When we configure our pipelines we need to have at least one of the following roles: Implementation, merge (whenever we have more than one implementation environment), testing and production. But we’ll need more of them depending on the needs of each company.

CI/CD Strategy

This aspect of the overall Salesforce DevOps strategy defines when and how we move changes through the pipeline.

In this strategy we will use git repositories as the source of truth for the metadata we have in production and flowing through the pipeline. And it uses our actions in git to automatically trigger jobs (not necessarily using GitHub Actions, eventhough is one of the posibilities) that will validate our changes and promote them through the pipeline.

Git Branching

The same way we defined the environment roles in the pipeline, we’ll now talk about git branches and their roles. These git branches will help us keep track of the changes we’re implementing, at what stage these changes are and defines the current state of production and other shared environments.
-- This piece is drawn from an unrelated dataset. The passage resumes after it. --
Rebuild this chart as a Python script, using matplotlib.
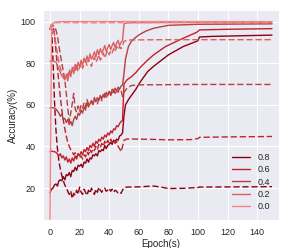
import numpy as np
import matplotlib
matplotlib.use("Agg")
import matplotlib.pyplot as plt
import seaborn as sns

# dropout rates and their colours
RATES = ["0.8", "0.6", "0.4", "0.2", "0.0"]
COLORS = ["#8E0010", "#C0222A", "#B5403F", "#DA6060", "#F08585"]

EARLY = np.arange(50)  # epochs 0..49 (before lr decay)

# train (solid) / test (dashed) accuracy, epochs 0..49
s08_early = [17.8, 19.5, 20.0, 21.5, 22.0, 21.0, 23.5, 24.0, 23.5, 25.5,
             24.0, 26.5, 26.0, 27.5, 25.5, 28.5, 28.0, 30.0, 28.5, 31.0,
             30.5, 31.5, 30.0, 32.5, 32.0, 34.0, 32.5, 34.5, 34.0, 36.0,
             35.5, 36.5, 35.5, 38.0, 37.5, 38.5, 38.0, 40.5, 39.0, 40.5,
             41.0, 42.0, 41.0, 43.0, 42.5, 43.5, 43.0, 45.0, 45.5, 46.5]
d08_early = [96.0, 98.5, 82.0, 62.0, 48.0, 39.0, 33.0, 29.0, 26.0, 23.5,
             21.5, 20.0, 18.5, 17.0, 18.5, 15.0, 17.5, 16.5, 19.0, 17.0,
             20.5, 18.0, 17.0, 19.5, 18.0, 16.5, 19.0, 17.5, 20.0, 18.5,
             17.0, 19.5, 18.0, 20.5, 19.0, 18.0, 19.5, 20.0, 18.5, 19.0,
             20.0, 18.5, 19.5, 18.0, 19.0, 18.5, 17.5, 18.0, 17.5, 19.0]
s06_early = [37.5, 37.8, 37.6, 37.5, 37.2, 36.5, 35.5, 36.5, 34.5, 35.5,
             33.5, 35.0, 32.5, 34.0, 32.0, 34.5, 33.0, 35.5, 34.0, 36.5,
             35.5, 37.5, 36.0, 38.5, 37.5, 39.5, 38.0, 40.5, 39.5, 41.5,
             40.0, 42.5, 41.5, 43.5, 42.5, 44.5, 43.5, 45.5, 44.5, 46.5,
             45.5, 47.5, 46.5, 48.5, 48.0, 50.0, 49.5, 51.0, 52.0, 52.5]
d06_early = [96.0, 98.0, 98.3, 94.0, 86.0, 78.0, 70.5, 63.5, 57.5, 52.5,
             48.5, 45.0, 42.0, 40.0, 38.5, 37.5, 36.0, 37.0, 35.0, 36.5,
             34.5, 35.5, 34.0, 36.0, 35.0, 37.5, 36.0, 38.5, 37.0, 39.0,
             38.0, 40.0, 38.5, 41.0, 39.5, 41.5, 40.0, 42.5, 41.0, 43.0,
             41.5, 43.5, 42.0, 43.0, 41.5, 42.5, 40.0, 39.0, 37.5, 40.0]
s04_early = [58.5, 58.7, 58.5, 58.5, 58.0, 57.0, 56.0, 54.5, 55.5, 53.0,
             53.5, 51.5, 53.0, 50.5, 52.0, 50.0, 53.0, 54.5, 53.0, 56.0,
             55.0, 57.5, 56.0, 59.0, 57.5, 61.0, 59.0, 60.5, 62.0, 60.0,
             62.5, 61.5, 63.5, 62.0, 64.5, 63.0, 65.0, 63.5, 66.0, 64.5,
             66.5, 65.0, 67.5, 66.0, 68.0, 66.5, 68.5, 67.5, 69.0, 69.5]
d04_early = [96.0, 97.5, 98.0, 97.5, 96.0, 93.0, 88.5, 84.0, 80.0, 76.0,
             72.0, 65.5, 58.5, 52.0, 56.0, 60.5, 65.5, 58.0, 56.5, 59.5,
             57.0, 60.0, 58.5, 61.0, 59.0, 62.5, 60.5, 59.5, 62.0, 61.0,
             63.5, 61.5, 60.5, 63.0, 64.5, 62.0, 64.0, 65.5, 63.5, 65.0,
             66.5, 64.5, 66.0, 67.5, 65.5, 67.0, 66.0, 68.0, 67.0, 64.0]
s02_early = [81.0, 81.2, 81.0, 80.8, 80.5, 79.0, 77.0, 75.5, 74.0, 73.0,
             72.0, 74.5, 71.5, 76.0, 73.5, 78.0, 75.0, 79.5, 77.0, 80.5,
             78.0, 81.5, 79.0, 82.5, 80.5, 83.5, 81.0, 84.5, 82.0, 83.5,
             85.5, 83.0, 86.5, 84.0, 87.0, 85.0, 86.5, 88.5, 85.5, 87.5,
             89.0, 86.5, 88.5, 90.0, 87.5, 89.5, 91.0, 88.5, 90.0, 91.0]
d02_early = [97.0, 98.5, 97.5, 94.0, 89.0, 84.5, 80.5, 77.5, 75.5, 74.0,
             73.0, 75.0, 74.0, 77.0, 75.5, 76.5, 78.0, 76.5, 79.0, 76.0,
             78.0, 80.0, 77.5, 79.5, 81.0, 79.0, 82.0, 80.0, 78.5, 81.0,
             83.0, 80.5, 82.0, 84.0, 81.5, 83.0, 85.0, 82.5, 84.5, 86.0,
             84.0, 86.0, 85.0, 87.0, 85.5, 88.0, 86.5, 88.0, 87.0, 88.5]

# after the lr decay (epoch 50 on), smooth curves given at a few epochs
s08_late_x = [50, 51, 53, 55, 58, 61, 66, 70, 80, 90, 99, 100, 101, 110, 130, 150]
s08_late = [55, 60, 62.5, 64.5, 67.5, 71, 76, 78.5, 84, 88, 90.5, 90.8, 92.6, 92.9, 93.2, 93.5]
d08_late_x = [50, 52, 60, 70, 75, 80, 90, 100, 101, 150]
d08_late = [20.3, 20.5, 20.6, 21.0, 20.5, 19.8, 19.9, 20.3, 20.5, 20.7]
s06_late_x = [50, 52, 55, 58, 61, 66, 70, 78, 90, 99, 100, 101, 120, 150]
s06_late = [70, 72, 73.5, 75.5, 78, 81.5, 84, 88, 92, 94.8, 95.3, 96.0, 96.3, 96.6]
d06_late_x = [50, 52, 55, 70, 80, 95, 100, 101, 120, 150]
d06_late = [43.0, 43.6, 43.6, 43.4, 43.2, 43.3, 43.8, 44.4, 44.6, 44.8]
s04_late_x = [50, 51, 53, 55, 58, 61, 65, 70, 80, 100, 150]
s04_late = [75, 82, 88, 90.5, 92.5, 94, 95.5, 96.8, 98.2, 98.7, 98.9]
d04_late_x = [50, 52, 55, 60, 80, 100, 150]
d04_late = [66.0, 68.0, 69.3, 69.6, 69.7, 69.8, 69.8]
s02_late_x = [50, 51, 53, 56, 60, 80, 100, 150]
s02_late = [98.8, 99.2, 99.4, 99.5, 99.5, 99.6, 99.6, 99.6]
d02_late_x = [50, 52, 55, 80, 100, 150]
d02_late = [90.5, 91.0, 91.2, 91.3, 91.3, 91.3]

# no dropout: converges right away
s00_x = [0, 1, 2, 3, 4, 6, 10, 20, 50, 100, 150]
s00 = [5, 98.5, 99.3, 99.6, 99.8, 99.9, 100, 100, 100, 100, 100]
d00_x = [0, 1, 2, 3, 5, 10, 30, 50, 100, 150]
d00 = [96, 98.5, 99.2, 99.4, 99.5, 99.5, 99.4, 99.5, 99.5, 99.5]

sns.set_style("darkgrid")
plt.rcParams['font.family'] = ['Liberation Sans', 'DejaVu Sans']

fig = plt.figure(figsize=(2.91, 2.48), dpi=100)
ax = fig.add_axes([0.148, 0.113, 0.811, 0.847])


def join(x_early, y_early, x_late, y_late):
    return list(x_early) + list(x_late), list(y_early) + list(y_late)


series = [
    (join(EARLY, s08_early, s08_late_x, s08_late), join(EARLY, d08_early, d08_late_x, d08_late)),
    (join(EARLY, s06_early, s06_late_x, s06_late), join(EARLY, d06_early, d06_late_x, d06_late)),
    (join(EARLY, s04_early, s04_late_x, s04_late), join(EARLY, d04_early, d04_late_x, d04_late)),
    (join(EARLY, s02_early, s02_late_x, s02_late), join(EARLY, d02_early, d02_late_x, d02_late)),
    ((s00_x, s00), (d00_x, d00)),
]

lw = 1.0
for rate, color, (train, test) in zip(RATES, COLORS, series):
    ax.plot(train[0], train[1], color=color, lw=lw, label=rate)
    ax.plot(test[0], test[1], color=color, lw=lw, ls='--', dashes=(4.5, 2))

ax.set_xlim(-4.7, 154.8)
ax.set_ylim(4.7, 105.6)
ax.set_xticks(range(0, 141, 20))
ax.set_yticks(range(20, 101, 20))
ax.tick_params(labelsize=6.5, pad=2)
ax.set_xlabel("Epoch(s)", fontsize=7, labelpad=2)
ax.set_ylabel("Accuracy(%)", fontsize=7, labelpad=2)

ax.legend(loc='lower right', fontsize=6.5, frameon=False, handlelength=2.0,
          labelspacing=0.35, borderaxespad=0.6)

fig.savefig("out.png", dpi=100)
These are the branches we need to use in this strategy:

  • main / master: this is the branch that is the source of truth for the metadata in production.
  • release: this is the branch that bundles all the changes we’ll promote to production (and maybe some testing environment) in the next release.
  • project release braches: if we are implementing a complex pipeline with several projects, we will use these branches to bundle the changes for that project only before moving them. The naming convention for these branches is to use the project id as the prefix for -release, i.e. if we have a project with the id project1 we’ll create a project release branch named: project1-release.
  • environment branches: these branches are the source of truth for the metadata in specific environments, i.e. SIT, DryRun, etc… It’s useful when we want to test changes in a shared test environment before we bundle them in a release. These branches follows the following naming convention: environment id + -environment, i.e. we have a sandbox we’re using for integration tests we call sit in which we don’t want to bundle the changes yet, for that we’ll create a branch called sit-environment as the source of truth for that environment.
  • feature branches: we will create these branches from the release or project release branches when we need to bring changes to the pipeline and we will merge them back to them when we finish that implementation (via a PR). The name doesn’t need to follow any naming convention, but I’d suggest to use feature/ + feature id. We just need to avoid naming them as an environment or a project release branch.

Automating with Git

The pipelines we can build using this Salesforce DevOps Strategy automatically create packages with only changes, validate them and promote them when we bring them to the git repository.

The pipeline automates validations when we create pull requests and it automates promotions when we tag commits or merge pull requests.

The automation will find out where to validate or promote based on the destination branch of the pull request or the name of the tag we are creating, as follows:

  • Creating a PR to a project release branch: The pipeline will find out the blundle environment for that project and will validate the changes there. We can configure the pipeline to validate using a pool of environments instead.
  • Merging a PR to a project release branch: The pipeline will find out the bundle environment for the project and will promote the changes in that branch.
  • Creating a PR to an environment branch: The pipeline will validate the changes against the environment backed by that environment branch.
  • Merging a PR to an environment branch: The pipeline will promote the changes on the environment backed by that branch.
  • Creating a PR to release branch: The pipeline validates on the environment where we bundle the changes for production (we call it MERGE). Here we can configure the pipeline to validate against a pool of environments too.
  • Merging a PR to release branch: The pipeline promotes the changes to the bundle environment.
  • Tagging a commit with a non-production tag (in release): A non-production tag is a git version tag prefixed with an environment id, i.e. sit-v1.2.3. When we create these tags in release branch, the pipeline will find out the environment we want to promote to and it will promote the changes there. In the example before, the non-production version tag sit-v1.2.3 would trigger the pipeline to promote the change to the environment configured as SIT in the pipeline.
  • Creating a PR to main or master: The pipeline will validate the changes against production.
  • Tagging a commit with a production tag (in main/master): A production version tag is a semver style git tag, i.e. v1.2.3. When we tag a commit in main or master with these kind of tags, it will promote the changes to production.
  • Tagging a commit with a backpromote tag: Similarly with the production and non-production tags, we can create a backpromote tag for an environment and the pipeline will look for that environment in its configuration, and back-promote the changes there. Backpromote tag naming convention start with backpromote-, then the environment id, and then we can add a - followed by anything to make it unique, i.e. the current date. An example is backpromote-dev1-20230524, this would trigger the pipeline to look for a configurated environment called dev1 and then back-promote the changes there.